== Your task ==
Copy all lines of the listing that include the string "this".

== Records ==
'''
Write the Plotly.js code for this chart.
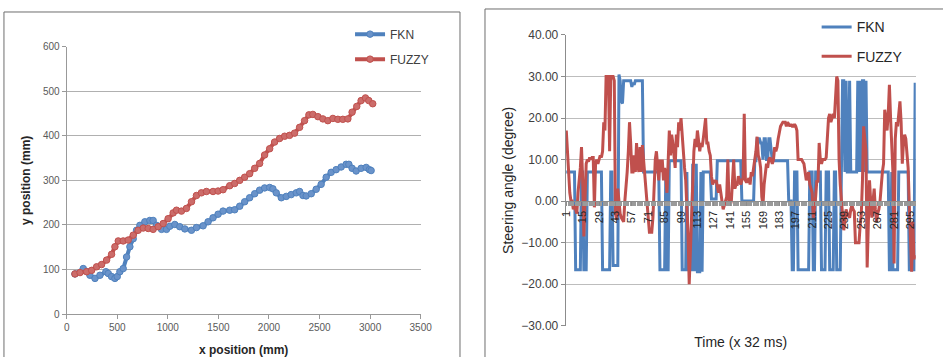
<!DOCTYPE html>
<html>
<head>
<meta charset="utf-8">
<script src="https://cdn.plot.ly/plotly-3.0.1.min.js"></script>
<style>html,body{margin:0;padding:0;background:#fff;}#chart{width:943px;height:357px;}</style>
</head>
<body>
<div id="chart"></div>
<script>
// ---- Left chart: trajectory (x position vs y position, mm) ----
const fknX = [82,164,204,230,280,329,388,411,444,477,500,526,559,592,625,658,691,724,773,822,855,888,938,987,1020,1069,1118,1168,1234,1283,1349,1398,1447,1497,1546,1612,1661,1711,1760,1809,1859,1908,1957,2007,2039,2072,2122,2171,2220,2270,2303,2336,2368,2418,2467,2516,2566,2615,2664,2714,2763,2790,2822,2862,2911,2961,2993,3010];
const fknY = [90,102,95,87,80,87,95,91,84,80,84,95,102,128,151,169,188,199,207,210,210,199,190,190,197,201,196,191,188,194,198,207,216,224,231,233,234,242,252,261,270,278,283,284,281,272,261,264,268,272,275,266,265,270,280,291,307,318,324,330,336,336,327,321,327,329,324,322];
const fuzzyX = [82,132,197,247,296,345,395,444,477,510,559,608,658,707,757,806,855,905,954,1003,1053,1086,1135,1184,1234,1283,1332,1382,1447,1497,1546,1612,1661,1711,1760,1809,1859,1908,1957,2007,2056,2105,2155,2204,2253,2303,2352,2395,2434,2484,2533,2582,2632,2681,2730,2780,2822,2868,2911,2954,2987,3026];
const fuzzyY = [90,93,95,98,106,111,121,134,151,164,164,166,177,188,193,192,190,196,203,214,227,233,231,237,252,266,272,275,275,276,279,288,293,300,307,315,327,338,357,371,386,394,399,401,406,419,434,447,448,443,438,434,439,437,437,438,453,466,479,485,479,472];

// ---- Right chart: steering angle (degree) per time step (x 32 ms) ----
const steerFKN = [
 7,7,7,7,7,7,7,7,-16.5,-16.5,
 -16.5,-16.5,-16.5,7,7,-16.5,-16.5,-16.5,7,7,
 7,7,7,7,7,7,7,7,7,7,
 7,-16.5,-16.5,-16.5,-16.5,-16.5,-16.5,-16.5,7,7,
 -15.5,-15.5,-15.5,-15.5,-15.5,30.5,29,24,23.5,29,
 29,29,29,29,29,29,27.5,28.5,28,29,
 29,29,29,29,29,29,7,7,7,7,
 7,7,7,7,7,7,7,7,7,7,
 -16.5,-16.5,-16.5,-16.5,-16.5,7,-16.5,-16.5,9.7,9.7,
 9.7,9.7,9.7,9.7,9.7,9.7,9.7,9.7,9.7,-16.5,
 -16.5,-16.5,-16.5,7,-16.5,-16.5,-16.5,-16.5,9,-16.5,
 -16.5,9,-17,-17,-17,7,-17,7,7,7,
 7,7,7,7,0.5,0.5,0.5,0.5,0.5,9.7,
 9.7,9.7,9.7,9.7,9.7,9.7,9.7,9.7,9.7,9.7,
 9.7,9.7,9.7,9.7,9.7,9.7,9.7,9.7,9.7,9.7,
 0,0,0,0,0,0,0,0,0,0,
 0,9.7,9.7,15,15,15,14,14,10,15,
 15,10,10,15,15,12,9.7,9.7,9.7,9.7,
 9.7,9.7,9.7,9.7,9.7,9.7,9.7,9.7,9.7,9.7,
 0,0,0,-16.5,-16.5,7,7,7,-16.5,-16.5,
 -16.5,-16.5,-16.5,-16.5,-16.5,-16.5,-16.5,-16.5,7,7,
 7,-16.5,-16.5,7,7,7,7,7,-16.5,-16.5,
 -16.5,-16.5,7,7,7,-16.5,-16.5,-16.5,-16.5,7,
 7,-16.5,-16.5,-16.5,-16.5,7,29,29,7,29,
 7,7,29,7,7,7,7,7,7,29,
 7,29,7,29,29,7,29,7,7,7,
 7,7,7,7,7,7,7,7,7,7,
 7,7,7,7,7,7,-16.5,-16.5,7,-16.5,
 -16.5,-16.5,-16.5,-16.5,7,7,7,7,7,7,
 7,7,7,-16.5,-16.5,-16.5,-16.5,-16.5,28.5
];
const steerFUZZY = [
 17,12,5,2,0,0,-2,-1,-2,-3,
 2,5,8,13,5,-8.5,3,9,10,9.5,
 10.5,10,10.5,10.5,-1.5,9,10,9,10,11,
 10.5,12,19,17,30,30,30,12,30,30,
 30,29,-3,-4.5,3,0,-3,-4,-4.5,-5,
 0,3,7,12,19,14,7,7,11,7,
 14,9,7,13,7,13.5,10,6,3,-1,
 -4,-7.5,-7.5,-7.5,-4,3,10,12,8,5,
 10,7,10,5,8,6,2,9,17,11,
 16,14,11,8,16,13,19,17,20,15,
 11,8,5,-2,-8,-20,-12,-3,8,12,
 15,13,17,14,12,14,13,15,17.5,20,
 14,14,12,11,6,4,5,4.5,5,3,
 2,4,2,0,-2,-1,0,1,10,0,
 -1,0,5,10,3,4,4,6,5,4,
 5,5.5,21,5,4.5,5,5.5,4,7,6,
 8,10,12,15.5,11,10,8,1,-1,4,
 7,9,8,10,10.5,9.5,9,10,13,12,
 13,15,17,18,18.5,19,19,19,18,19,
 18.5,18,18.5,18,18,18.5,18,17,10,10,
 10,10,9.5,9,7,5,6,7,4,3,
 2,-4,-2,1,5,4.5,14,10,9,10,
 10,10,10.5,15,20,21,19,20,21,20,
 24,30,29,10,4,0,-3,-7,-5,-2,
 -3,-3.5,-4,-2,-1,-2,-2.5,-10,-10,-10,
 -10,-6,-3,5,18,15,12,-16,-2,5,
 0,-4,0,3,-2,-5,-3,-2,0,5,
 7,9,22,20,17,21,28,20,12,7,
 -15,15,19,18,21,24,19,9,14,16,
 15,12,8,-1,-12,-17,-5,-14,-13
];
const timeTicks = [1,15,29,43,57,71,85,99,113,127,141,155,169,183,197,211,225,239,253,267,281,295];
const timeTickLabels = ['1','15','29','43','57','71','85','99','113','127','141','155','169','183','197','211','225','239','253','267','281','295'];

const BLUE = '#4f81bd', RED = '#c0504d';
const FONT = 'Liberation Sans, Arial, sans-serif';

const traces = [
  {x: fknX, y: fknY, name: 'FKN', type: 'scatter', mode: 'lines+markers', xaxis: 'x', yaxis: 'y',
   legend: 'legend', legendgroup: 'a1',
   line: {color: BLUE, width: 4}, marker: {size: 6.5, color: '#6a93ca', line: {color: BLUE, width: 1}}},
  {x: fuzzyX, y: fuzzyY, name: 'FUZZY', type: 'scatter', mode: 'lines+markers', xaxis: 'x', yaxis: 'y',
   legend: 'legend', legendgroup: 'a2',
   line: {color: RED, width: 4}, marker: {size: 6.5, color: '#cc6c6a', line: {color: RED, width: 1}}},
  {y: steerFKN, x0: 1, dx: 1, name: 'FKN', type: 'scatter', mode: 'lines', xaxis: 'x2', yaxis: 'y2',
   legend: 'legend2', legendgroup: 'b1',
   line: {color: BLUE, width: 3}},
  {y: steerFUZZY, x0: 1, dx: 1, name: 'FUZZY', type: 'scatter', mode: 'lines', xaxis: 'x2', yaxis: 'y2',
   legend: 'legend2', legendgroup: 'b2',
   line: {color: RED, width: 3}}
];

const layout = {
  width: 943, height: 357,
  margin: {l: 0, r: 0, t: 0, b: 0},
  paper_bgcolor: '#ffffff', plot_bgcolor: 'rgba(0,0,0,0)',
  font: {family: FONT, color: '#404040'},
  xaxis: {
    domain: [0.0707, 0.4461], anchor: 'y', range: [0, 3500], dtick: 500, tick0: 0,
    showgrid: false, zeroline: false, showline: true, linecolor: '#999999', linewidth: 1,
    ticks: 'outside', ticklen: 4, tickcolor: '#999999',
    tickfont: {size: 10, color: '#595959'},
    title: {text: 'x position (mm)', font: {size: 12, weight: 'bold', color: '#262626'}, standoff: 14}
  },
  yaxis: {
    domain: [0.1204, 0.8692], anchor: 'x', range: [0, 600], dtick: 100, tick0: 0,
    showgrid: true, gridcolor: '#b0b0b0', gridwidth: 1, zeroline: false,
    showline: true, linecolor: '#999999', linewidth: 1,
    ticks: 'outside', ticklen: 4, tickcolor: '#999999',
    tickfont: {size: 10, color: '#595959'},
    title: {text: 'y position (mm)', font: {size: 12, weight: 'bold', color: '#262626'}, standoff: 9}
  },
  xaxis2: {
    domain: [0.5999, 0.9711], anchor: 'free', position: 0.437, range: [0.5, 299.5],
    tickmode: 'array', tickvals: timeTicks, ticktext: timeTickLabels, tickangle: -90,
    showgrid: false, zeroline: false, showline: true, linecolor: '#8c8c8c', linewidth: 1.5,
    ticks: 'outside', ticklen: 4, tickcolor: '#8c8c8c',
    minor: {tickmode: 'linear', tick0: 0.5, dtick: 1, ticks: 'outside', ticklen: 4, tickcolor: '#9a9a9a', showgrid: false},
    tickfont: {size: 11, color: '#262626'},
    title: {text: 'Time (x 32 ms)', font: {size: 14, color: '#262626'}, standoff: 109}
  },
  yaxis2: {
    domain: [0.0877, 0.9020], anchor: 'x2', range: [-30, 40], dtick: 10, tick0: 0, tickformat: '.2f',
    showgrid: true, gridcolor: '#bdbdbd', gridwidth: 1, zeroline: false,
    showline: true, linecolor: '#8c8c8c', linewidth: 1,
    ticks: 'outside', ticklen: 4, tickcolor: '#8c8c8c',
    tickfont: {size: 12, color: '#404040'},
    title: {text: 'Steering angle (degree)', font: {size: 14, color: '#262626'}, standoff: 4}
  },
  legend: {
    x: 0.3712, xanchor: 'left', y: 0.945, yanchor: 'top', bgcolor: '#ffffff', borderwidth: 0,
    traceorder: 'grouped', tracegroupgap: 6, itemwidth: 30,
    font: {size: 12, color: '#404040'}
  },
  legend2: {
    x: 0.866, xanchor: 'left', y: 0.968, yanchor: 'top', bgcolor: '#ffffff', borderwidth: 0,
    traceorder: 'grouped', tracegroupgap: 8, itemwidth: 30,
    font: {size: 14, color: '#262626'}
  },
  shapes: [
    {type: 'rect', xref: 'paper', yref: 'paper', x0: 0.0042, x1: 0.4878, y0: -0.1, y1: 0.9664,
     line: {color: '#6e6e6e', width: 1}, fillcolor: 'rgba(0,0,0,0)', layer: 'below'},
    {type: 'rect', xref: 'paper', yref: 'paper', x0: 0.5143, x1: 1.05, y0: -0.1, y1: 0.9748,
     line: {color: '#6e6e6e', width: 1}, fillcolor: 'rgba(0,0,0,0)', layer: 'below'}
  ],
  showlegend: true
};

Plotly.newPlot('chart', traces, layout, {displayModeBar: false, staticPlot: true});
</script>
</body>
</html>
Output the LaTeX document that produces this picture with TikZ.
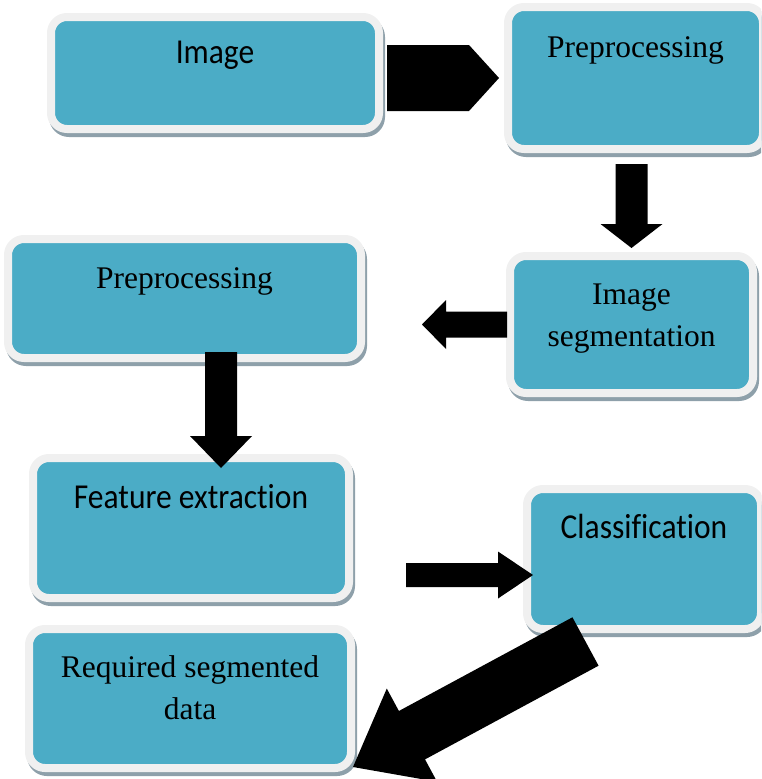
'''
== Response below ==
Write the Plotly.js code for this chart.
Output the LaTeX document that produces this picture with TikZ.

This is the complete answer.